Things seemed to come full circle. And after the bags were unpacked, I simply relaxed and enjoyed as I watched Tony Parker finally become a Spur in his unimpeachable, inarguable way. His way and theirs did not so much as align as fuse in a hundred imperceptible gradations. The Front Office -- hallowed be thy name -- and its inscrutable brilliance to solve simple problems in simple ways, and Tony's simplistic "I will take shots close to the basket and eat baguettes all day" style. They finally meshed. Good. Took them long enough.

And as I fully realize the temporary, transient permanence of this team (especially if we lose that crucial Game 4)? Yeah, I'll always remember the punctuating games, the losses that started and ended the streak and perhaps the run: The Lakers doing their dynasty act for what may very well be the last time, on the broad back of Andrew Bynum's 30 boards, and being unkindly swept twice thereafter by the same team, renewed. And then the Thunder, alchemizing their youthful enthusiasm and love-of-game and desperation into something else: by dipping uncertainly into adolescent spasms of swagger and differentiation before inevitably emerged a mature, vicious tenacity that the Spurs have not yet countered. I don't know if they'll find a way. I know they've found ways so many times before. But maybe they won't this time. And that would hurt. If that's so, then I guess I'll remember and sigh at these punctuating games (and perhaps the ultimate result of the season). I'll learn to know this present uneasiness as a deeper shade of melancholy in retrospect.

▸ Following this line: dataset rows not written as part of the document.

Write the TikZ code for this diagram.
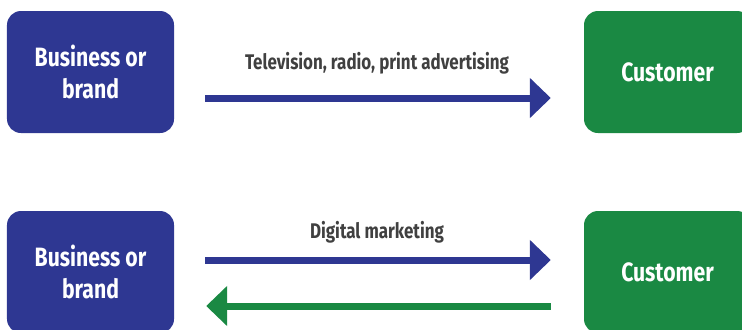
\documentclass[tikz,border=0pt]{standalone}
\usepackage{fontspec}
\setmainfont{Fira Sans}[FakeStretch=0.80]
\usetikzlibrary{arrows.meta}
\definecolor{bblue}{RGB}{46,55,146}
\definecolor{bgreen}{RGB}{26,137,67}
\definecolor{lblgray}{RGB}{64,64,64}
\tikzset{
  box/.style={rounded corners=14bp, minimum width=167bp, minimum height=122bp, inner sep=0pt,
    text=white, align=center, font=\fontsize{26.5bp}{32bp}\selectfont\bfseries},
  bluebox/.style={box, fill=bblue},
  greenbox/.style={box, fill=bgreen},
  arr/.style={line width=7bp, -{Triangle[length=21bp,width=39bp]}},
  lbl/.style={text=lblgray, font=\fontsize{21.2bp}{24bp}\selectfont\bfseries, inner sep=0pt}
}
\begin{document}
\begin{tikzpicture}[x=1bp,y=-1bp]
\useasboundingbox (0,0) rectangle (742,329);
\node[bluebox] (b1) at (90.5,72) {Business or\\brand};
\node[greenbox] (c1) at (667.5,72) {Customer};
\node[bluebox] (b2) at (90.5,272) {Business or\\brand};
\node[greenbox] (c2) at (667.5,272) {Customer};
\node[lbl] (l1) at (377,63) {Television, radio, print advertising};
\node[lbl] (l2) at (377,232) {Digital marketing};
\draw[arr, bblue, shorten <=31bp, shorten >=33bp] ([yshift=-26bp]b1.east) -- ([yshift=-26bp]c1.west);
\draw[arr, bblue, shorten <=31bp, shorten >=33bp] ([yshift=12bp]b2.east) -- ([yshift=12bp]c2.west);
\draw[arr, bgreen, shorten <=33bp, shorten >=32bp] ([yshift=-34bp]c2.west) -- ([yshift=-34bp]b2.east);
\end{tikzpicture}
\end{document}
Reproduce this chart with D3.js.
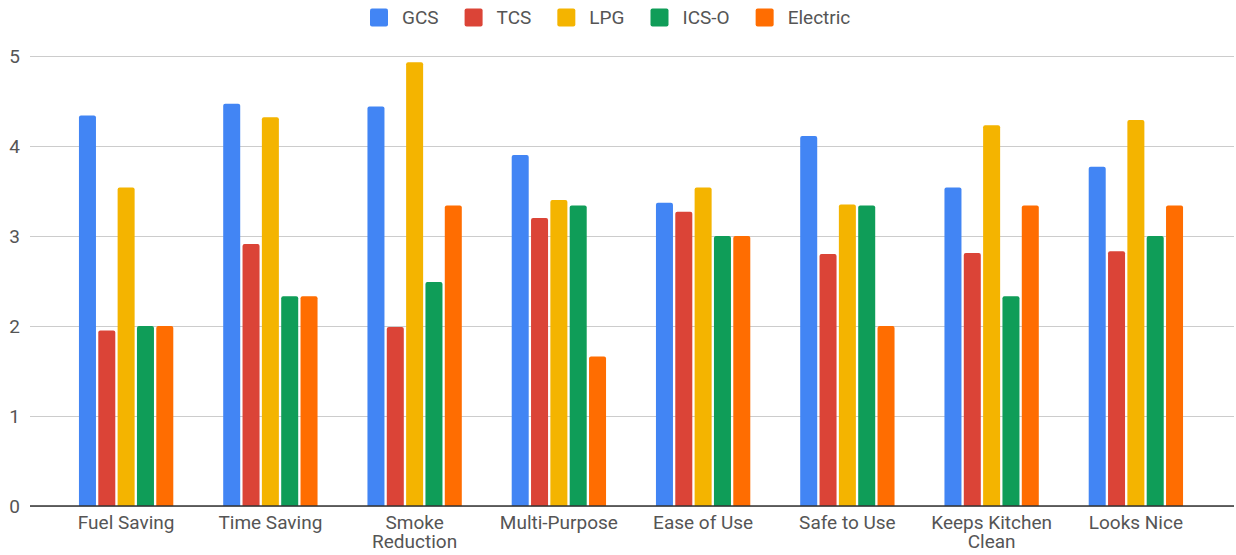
<!DOCTYPE html>
<html>
<head>
<meta charset="utf-8">
<script src="https://cdn.jsdelivr.net/npm/d3@7/dist/d3.min.js"></script>
<style>
  html, body { margin: 0; padding: 0; background: #fff; }
  svg { display: block; font-family: Roboto, "Noto Sans", sans-serif; }
</style>
</head>
<body>
<svg id="chart" width="1236" height="555"></svg>
<script>
const categories = ["Fuel Saving", "Time Saving", "Smoke Reduction", "Multi-Purpose", "Ease of Use", "Safe to Use", "Keeps Kitchen Clean", "Looks Nice"];
const categoryLines = [["Fuel Saving"], ["Time Saving"], ["Smoke", "Reduction"], ["Multi-Purpose"], ["Ease of Use"], ["Safe to Use"], ["Keeps Kitchen", "Clean"], ["Looks Nice"]];
const seriesNames = ["GCS", "TCS", "LPG", "ICS-O", "Electric"];
const seriesColors = ["#4285F4", "#DB4437", "#F4B400", "#0F9D58", "#FF6D01"];
const GCS      = [4.34, 4.47, 4.44, 3.90, 3.37, 4.11, 3.54, 3.77];
const TCS      = [1.95, 2.91, 1.99, 3.20, 3.27, 2.80, 2.81, 2.83];
const LPG      = [3.54, 4.32, 4.93, 3.40, 3.54, 3.35, 4.23, 4.29];
const ICSO     = [2.00, 2.33, 2.49, 3.34, 3.00, 3.34, 2.33, 3.00];
const Electric = [2.00, 2.33, 3.34, 1.66, 3.00, 2.00, 3.34, 3.34];
const yTicks = [0, 1, 2, 3, 4, 5];

const seriesValues = [GCS, TCS, LPG, ICSO, Electric];

const svg = d3.select("#chart");
const plotLeft = 30, plotRight = 1234;
const fontSize = 19;

const y = d3.scaleLinear().domain([0, 5]).range([506, 56]);
const x0 = d3.scaleBand().domain(categories).range([54, 1208]).paddingInner(0.346).paddingOuter(0.173);
const x1 = d3.scaleBand().domain(seriesNames).range([0, x0.bandwidth()]).paddingInner(0.12).paddingOuter(0);

// gridlines
const yAxis = d3.axisLeft(y).tickValues(yTicks).tickSize(-(plotRight - plotLeft)).tickPadding(10).tickFormat(d3.format("d"));
const gAxis = svg.append("g").attr("transform", `translate(${plotLeft},0)`).call(yAxis);
gAxis.select(".domain").remove();
gAxis.selectAll(".tick line").attr("stroke", "#cccccc").attr("stroke-width", 1);
gAxis.selectAll(".tick text").attr("fill", "#555").style("font-size", fontSize + "px").style("font-family", "Roboto, sans-serif");

// bars
const r = 2;
function barPath(x, yTop, w, yBase) {
  const h = yBase - yTop;
  const rr = Math.min(r, h / 2, w / 2);
  return `M${x},${yBase}V${yTop + rr}Q${x},${yTop} ${x + rr},${yTop}H${x + w - rr}Q${x + w},${yTop} ${x + w},${yTop + rr}V${yBase}Z`;
}
const groups = svg.append("g").selectAll("g").data(categories).join("g")
  .attr("transform", d => `translate(${x0(d)},0)`);
groups.selectAll("path").data((d, i) => seriesNames.map((s, j) => ({ s, j, v: seriesValues[j][i] }))).join("path")
  .attr("d", d => barPath(x1(d.s), y(d.v), x1.bandwidth(), y(0)))
  .attr("fill", d => seriesColors[d.j]);

// baseline
svg.append("line").attr("x1", plotLeft).attr("x2", plotRight).attr("y1", y(0)).attr("y2", y(0))
  .attr("stroke", "#333").attr("stroke-width", 1.5);

// x labels
const xAxis = d3.axisBottom(x0).tickSize(0).tickPadding(0).tickFormat("");
const gx = svg.append("g").attr("transform", `translate(0,${y(0)})`).call(xAxis);
gx.select(".domain").remove();
gx.selectAll(".tick").each(function(d, i) {
  const t = d3.select(this).append("text")
    .attr("fill", "#555").attr("text-anchor", "middle")
    .style("font-size", fontSize + "px").style("font-family", "Roboto, sans-serif");
  categoryLines[i].forEach((ln, k) => {
    t.append("tspan").attr("x", 0).attr("y", 23 + k * 19).text(ln);
  });
});

// legend
const legend = svg.append("g");
let lx = 370;
seriesNames.forEach((s, j) => {
  legend.append("rect").attr("x", lx).attr("y", 8.5).attr("width", 18).attr("height", 18).attr("rx", 2).attr("fill", seriesColors[j]);
  const t = legend.append("text").attr("x", lx + 32).attr("y", 24).attr("fill", "#555")
    .style("font-size", fontSize + "px").style("font-family", "Roboto, sans-serif").text(s);
  lx += 32 + t.node().getComputedTextLength() + 26;
});
</script>
</body>
</html>
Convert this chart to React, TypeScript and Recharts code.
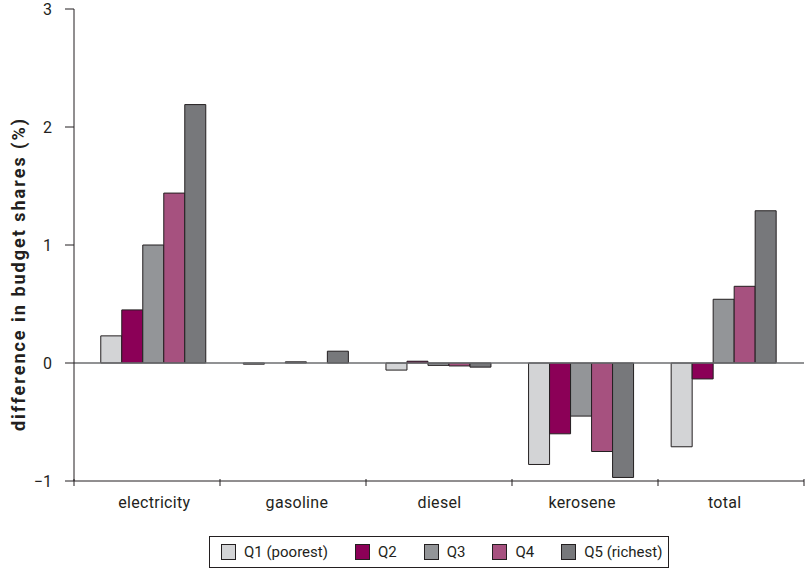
import React from 'react';
import { BarChart, Bar, XAxis, YAxis, ReferenceLine, Legend } from 'recharts';

const categories = ['electricity', 'gasoline', 'diesel', 'kerosene', 'total'];
const q1 = [0.23, -0.01, -0.06, -0.86, -0.71];
const q2 = [0.45, 0.0, 0.015, -0.6, -0.135];
const q3 = [1.0, 0.01, -0.02, -0.45, 0.54];
const q4 = [1.44, 0.0, -0.025, -0.75, 0.65];
const q5 = [2.19, 0.1, -0.035, -0.97, 1.29];
const seriesNames = ['Q1 (poorest)', 'Q2', 'Q3', 'Q4', 'Q5 (richest)'];
const yTicks = [-1, 0, 1, 2, 3];

const colors = ['#d3d4d6', '#8b0057', '#939598', '#a6517f', '#77787b'];
const keys = ['q1', 'q2', 'q3', 'q4', 'q5'];
const seriesValues = [q1, q2, q3, q4, q5];

const data = categories.map((c, i) => {
  const row: any = { name: c };
  keys.forEach((k, j) => {
    row[k] = seriesValues[j][i];
  });
  return row;
});

const FONT = 'Roboto, "Liberation Sans", sans-serif';
const AXIS = '#231f20';
const PAD_L = 9;
const PAD_R = 8;

// category label centred on the bar group, plus boundary tick marks of the category frame
const XTick = (props: any) => {
  const { x, y, payload, index, visibleTicksCount } = props;
  const n = visibleTicksCount || categories.length;
  const W = typeof props.width === 'number' && props.width > 100 ? props.width : 730;
  const band = (W - PAD_L - PAD_R) / n;
  const left = x - PAD_L - band * (index + 0.5);
  const frame = W / n;
  const bx = left + index * frame;
  const axisY = y - 8;
  return (
    <g>
      <line x1={bx} x2={bx} y1={axisY} y2={axisY + 7} stroke={AXIS} strokeWidth={1} />
      {index === n - 1 && (
        <line x1={left + W} x2={left + W} y1={axisY} y2={axisY + 7} stroke={AXIS} strokeWidth={1} />
      )}
      <text x={x} y={axisY + 29} textAnchor="middle" fill="#231f20" fontSize={16} letterSpacing={0.3} fontFamily={FONT}>
        {payload.value}
      </text>
    </g>
  );
};

const YLabel = (props: any) => {
  const vb = props.viewBox || { x: 74, y: 9, width: 0, height: 471 };
  const cx = 25;
  const cy = vb.y + vb.height / 2 + 29;
  return (
    <text
      x={cx}
      y={cy}
      transform={`rotate(-90, ${cx}, ${cy})`}
      textAnchor="middle"
      fontWeight="bold"
      fontSize={18}
      letterSpacing={2}
      fontFamily={FONT}
      fill="#231f20"
    >
      difference in budget shares (%)
    </text>
  );
};

const LegendContent = () => (
  <div
    style={{
      boxSizing: 'border-box',
      width: 460,
      height: 32,
      border: '1px solid #231f20',
      display: 'flex',
      alignItems: 'center',
      paddingLeft: 11,
      fontFamily: FONT,
      fontSize: 15,
      color: '#231f20',
      background: '#fff',
      whiteSpace: 'nowrap',
      overflow: 'visible',
    }}
  >
    {seriesNames.map((n, i) => (
      <div
        key={n}
        style={{ display: 'flex', alignItems: 'center', flexShrink: 0, marginRight: i === 4 ? 0 : 27 }}
      >
        <div
          style={{
            boxSizing: 'border-box',
            width: 15,
            height: 16,
            background: colors[i],
            border: '1px solid #231f20',
            marginRight: 8,
            flexShrink: 0,
          }}
        />
        <span style={{ whiteSpace: 'nowrap' }}>{n}</span>
      </div>
    ))}
  </div>
);

export default function App() {
  return (
    <div style={{ position: 'absolute', left: 0, top: 0, width: 808, height: 575, background: '#fff' }}>
      <BarChart
        width={808}
        height={575}
        data={data}
        margin={{ top: 9, right: 4, left: 14, bottom: 32 }}
        barCategoryGap="12.46%"
        barGap={0}
      >
        <XAxis
          dataKey="name"
          axisLine={{ stroke: AXIS, strokeWidth: 1 }}
          tickLine={false}
          tick={<XTick />}
          tickMargin={0}
          interval={0}
          padding={{ left: PAD_L, right: PAD_R }}
          height={30}
        />
        <YAxis
          domain={[-1, 3]}
          ticks={yTicks}
          width={60}
          interval={0}
          axisLine={{ stroke: AXIS, strokeWidth: 1 }}
          tickLine={{ stroke: AXIS, strokeWidth: 1 }}
          tickSize={9}
          tickMargin={13}
          tick={{ fill: '#231f20', fontSize: 16, fontFamily: FONT }}
          tickFormatter={(v: number) => (v < 0 ? '\u2212' + Math.abs(v) : String(v))}
          label={<YLabel />}
        />
        <ReferenceLine y={0} stroke="#6d6e71" strokeWidth={1.5} />
        {keys.map((k, i) => (
          <Bar
            key={k}
            dataKey={k}
            name={seriesNames[i]}
            fill={colors[i]}
            stroke="#231f20"
            strokeWidth={1}
            isAnimationActive={false}
          />
        ))}
        <Legend
          layout="vertical"
          align="center"
          verticalAlign="bottom"
          content={<LegendContent />}
          wrapperStyle={{ left: 209, top: 536, bottom: 'auto', right: 'auto', width: 460, height: 32 }}
        />
      </BarChart>
    </div>
  );
}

But I won't despair in some ultimate sense if all the apparent alignments pointing to a title turn out to be a mirage. For in several years, barring unkind fortune to poison the memories, I'll remember this time with a nostalgia I'll know is not simply a mild form of depression, as the aphorism goes. After all, I know that it's quite possible that (as Eliot puts it) these are but the fragments that I've shored against my ruins. But I also know that even if it's true, even with the pain of separation from this time that awaits me, those ruins far hence will not be those of Ozymandias. And without arrogance or bragging, I will know that at least once, as you stand at the ruins, all the fragments you see before you once filled out a mosaic that fit perfectly together in my head, one complete picture of placid confidence as I stood on some balcony, the ocean stretching out before me, yawning with a recent awakening.